[Begin Stored records]

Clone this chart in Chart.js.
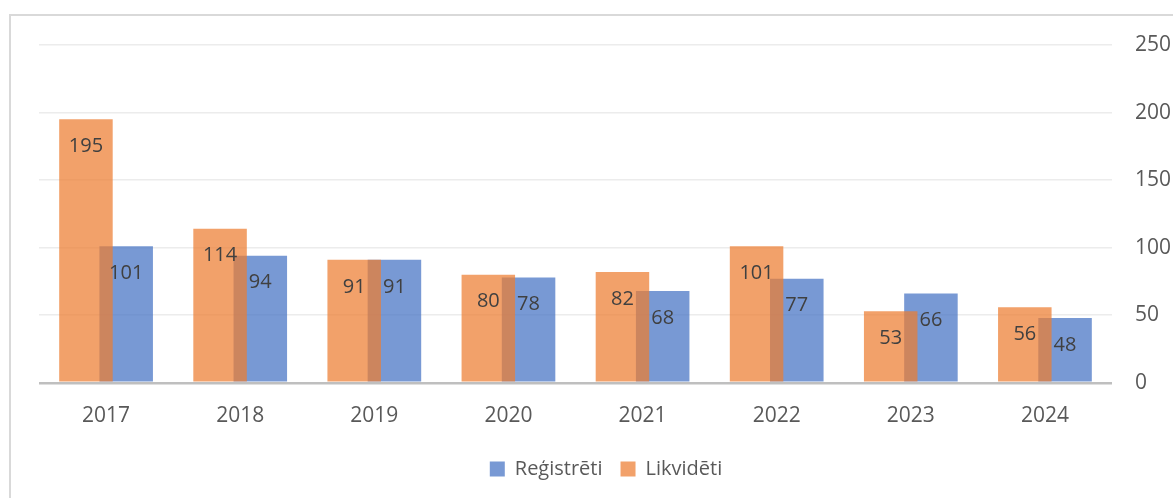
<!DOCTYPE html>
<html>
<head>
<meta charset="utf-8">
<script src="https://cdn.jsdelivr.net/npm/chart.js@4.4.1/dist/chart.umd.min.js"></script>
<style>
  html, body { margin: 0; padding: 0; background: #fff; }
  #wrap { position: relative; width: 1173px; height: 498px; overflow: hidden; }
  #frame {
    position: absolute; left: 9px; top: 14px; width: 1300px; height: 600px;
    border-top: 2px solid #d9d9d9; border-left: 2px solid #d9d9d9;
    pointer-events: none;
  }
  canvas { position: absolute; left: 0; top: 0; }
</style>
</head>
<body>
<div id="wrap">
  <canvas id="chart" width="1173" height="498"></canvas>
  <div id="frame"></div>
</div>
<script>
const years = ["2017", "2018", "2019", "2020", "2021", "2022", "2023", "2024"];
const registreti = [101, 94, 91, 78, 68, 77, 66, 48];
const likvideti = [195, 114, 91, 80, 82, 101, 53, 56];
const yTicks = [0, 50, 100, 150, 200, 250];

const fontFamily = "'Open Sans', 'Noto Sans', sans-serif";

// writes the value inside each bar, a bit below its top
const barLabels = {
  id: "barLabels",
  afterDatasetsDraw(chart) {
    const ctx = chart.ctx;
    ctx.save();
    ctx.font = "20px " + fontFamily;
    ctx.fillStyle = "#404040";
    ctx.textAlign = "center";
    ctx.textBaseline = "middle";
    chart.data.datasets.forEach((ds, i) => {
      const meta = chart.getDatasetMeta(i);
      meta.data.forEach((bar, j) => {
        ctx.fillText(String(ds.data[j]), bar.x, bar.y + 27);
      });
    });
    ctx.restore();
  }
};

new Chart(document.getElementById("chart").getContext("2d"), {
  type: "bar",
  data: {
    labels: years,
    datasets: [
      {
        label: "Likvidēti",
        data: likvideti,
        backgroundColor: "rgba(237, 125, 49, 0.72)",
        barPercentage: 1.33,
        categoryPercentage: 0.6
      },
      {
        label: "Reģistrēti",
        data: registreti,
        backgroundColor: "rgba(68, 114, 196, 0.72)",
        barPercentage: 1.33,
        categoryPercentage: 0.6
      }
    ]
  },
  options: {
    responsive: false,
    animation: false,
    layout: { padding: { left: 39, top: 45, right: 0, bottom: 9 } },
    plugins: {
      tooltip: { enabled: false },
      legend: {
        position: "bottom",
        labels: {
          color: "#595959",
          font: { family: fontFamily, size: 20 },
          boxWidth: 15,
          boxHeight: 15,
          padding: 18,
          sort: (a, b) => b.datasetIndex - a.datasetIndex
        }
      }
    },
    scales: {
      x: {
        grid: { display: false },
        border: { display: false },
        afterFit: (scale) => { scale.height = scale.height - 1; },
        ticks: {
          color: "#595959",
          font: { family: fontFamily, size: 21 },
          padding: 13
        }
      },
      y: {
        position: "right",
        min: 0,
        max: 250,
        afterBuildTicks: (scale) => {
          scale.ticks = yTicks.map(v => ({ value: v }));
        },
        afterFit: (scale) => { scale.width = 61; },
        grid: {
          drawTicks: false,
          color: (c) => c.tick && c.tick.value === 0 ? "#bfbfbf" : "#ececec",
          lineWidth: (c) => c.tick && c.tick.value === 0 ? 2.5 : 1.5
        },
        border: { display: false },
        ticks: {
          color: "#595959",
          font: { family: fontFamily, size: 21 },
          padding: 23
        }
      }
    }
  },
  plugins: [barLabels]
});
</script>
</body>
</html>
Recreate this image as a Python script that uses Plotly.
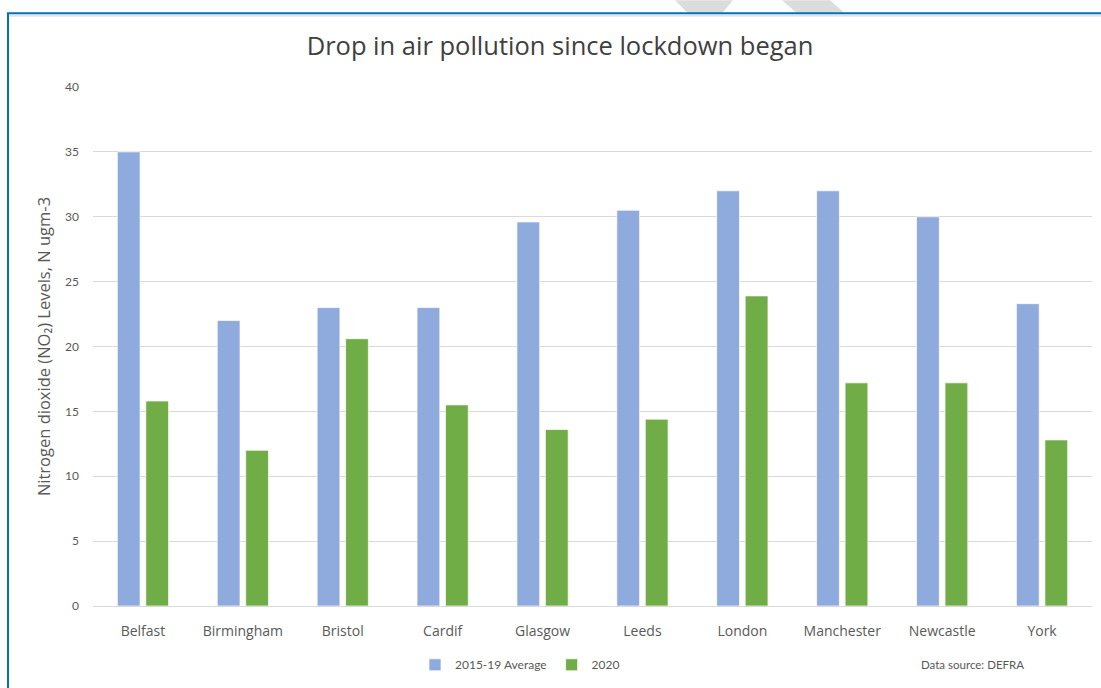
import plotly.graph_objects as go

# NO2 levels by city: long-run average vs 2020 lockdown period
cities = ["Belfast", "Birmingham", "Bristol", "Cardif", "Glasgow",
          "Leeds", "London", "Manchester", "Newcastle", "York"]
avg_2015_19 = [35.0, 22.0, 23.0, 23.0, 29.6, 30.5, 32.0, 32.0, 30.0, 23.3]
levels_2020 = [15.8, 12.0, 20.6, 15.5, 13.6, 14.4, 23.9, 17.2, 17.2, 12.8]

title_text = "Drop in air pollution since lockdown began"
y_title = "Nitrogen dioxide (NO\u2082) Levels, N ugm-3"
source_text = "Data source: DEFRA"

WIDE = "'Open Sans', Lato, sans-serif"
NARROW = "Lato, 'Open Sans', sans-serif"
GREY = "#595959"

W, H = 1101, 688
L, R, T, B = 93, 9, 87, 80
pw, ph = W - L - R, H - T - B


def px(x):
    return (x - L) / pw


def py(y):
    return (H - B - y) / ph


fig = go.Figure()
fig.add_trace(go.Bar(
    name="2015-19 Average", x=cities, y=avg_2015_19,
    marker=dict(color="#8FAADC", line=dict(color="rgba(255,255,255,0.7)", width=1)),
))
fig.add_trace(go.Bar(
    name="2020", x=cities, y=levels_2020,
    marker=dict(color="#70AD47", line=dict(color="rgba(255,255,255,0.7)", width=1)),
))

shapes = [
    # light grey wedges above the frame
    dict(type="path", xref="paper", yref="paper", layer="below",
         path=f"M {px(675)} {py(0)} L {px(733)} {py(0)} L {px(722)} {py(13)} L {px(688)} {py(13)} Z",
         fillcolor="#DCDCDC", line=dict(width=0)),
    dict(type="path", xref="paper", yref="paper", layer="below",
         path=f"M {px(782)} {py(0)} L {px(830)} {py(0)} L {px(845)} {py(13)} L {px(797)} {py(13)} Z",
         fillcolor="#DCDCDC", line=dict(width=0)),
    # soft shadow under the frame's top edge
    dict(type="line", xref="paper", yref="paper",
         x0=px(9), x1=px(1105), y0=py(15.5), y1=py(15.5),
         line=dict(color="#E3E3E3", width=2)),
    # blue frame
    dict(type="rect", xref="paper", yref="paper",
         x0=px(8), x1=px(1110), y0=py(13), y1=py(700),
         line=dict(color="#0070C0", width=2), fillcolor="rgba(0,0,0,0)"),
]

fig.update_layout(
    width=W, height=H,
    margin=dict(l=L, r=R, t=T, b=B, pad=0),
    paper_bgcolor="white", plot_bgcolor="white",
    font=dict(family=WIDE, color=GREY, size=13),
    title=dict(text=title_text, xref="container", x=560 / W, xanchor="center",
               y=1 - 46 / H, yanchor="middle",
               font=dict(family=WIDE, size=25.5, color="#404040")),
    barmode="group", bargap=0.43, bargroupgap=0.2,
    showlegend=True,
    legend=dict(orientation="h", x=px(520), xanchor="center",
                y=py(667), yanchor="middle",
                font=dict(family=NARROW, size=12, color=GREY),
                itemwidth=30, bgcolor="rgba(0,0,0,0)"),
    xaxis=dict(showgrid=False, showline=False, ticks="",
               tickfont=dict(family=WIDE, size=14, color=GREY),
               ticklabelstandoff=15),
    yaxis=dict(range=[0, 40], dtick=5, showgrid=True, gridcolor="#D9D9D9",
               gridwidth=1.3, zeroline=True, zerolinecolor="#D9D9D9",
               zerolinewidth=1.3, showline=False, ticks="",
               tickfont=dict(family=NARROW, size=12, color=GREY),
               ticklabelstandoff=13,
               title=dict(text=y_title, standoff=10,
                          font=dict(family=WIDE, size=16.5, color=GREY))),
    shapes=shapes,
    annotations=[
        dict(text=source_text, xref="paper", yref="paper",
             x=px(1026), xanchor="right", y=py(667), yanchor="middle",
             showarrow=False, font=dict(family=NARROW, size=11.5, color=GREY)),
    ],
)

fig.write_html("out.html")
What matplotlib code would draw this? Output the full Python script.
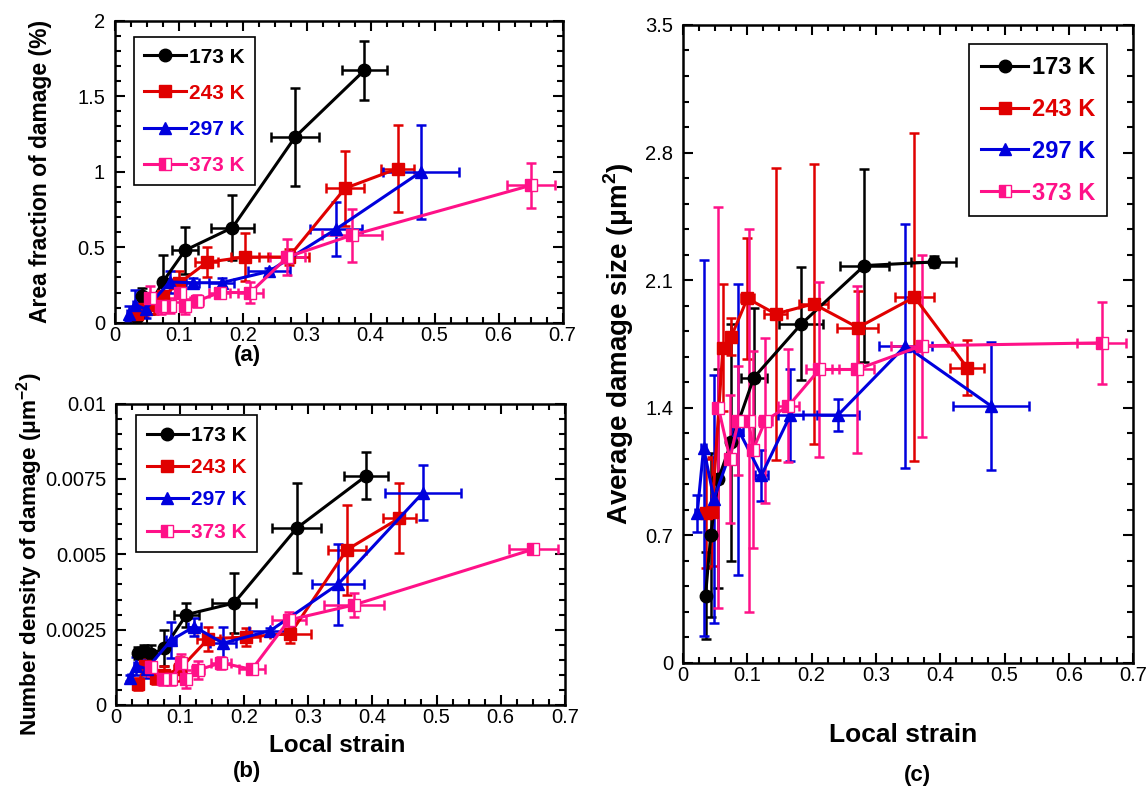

[End Stored records]

Stated goal: Both the line containing "Recreate this image" and the line containing "17.2, 17.2, 12.8]" belong in the copy, along with every line between them. Reproduce that stretch exactly, without the pictures.

The solution:
Recreate this image as a Python script that uses Plotly.
import plotly.graph_objects as go

# NO2 levels by city: long-run average vs 2020 lockdown period
cities = ["Belfast", "Birmingham", "Bristol", "Cardif", "Glasgow",
          "Leeds", "London", "Manchester", "Newcastle", "York"]
avg_2015_19 = [35.0, 22.0, 23.0, 23.0, 29.6, 30.5, 32.0, 32.0, 30.0, 23.3]
levels_2020 = [15.8, 12.0, 20.6, 15.5, 13.6, 14.4, 23.9, 17.2, 17.2, 12.8]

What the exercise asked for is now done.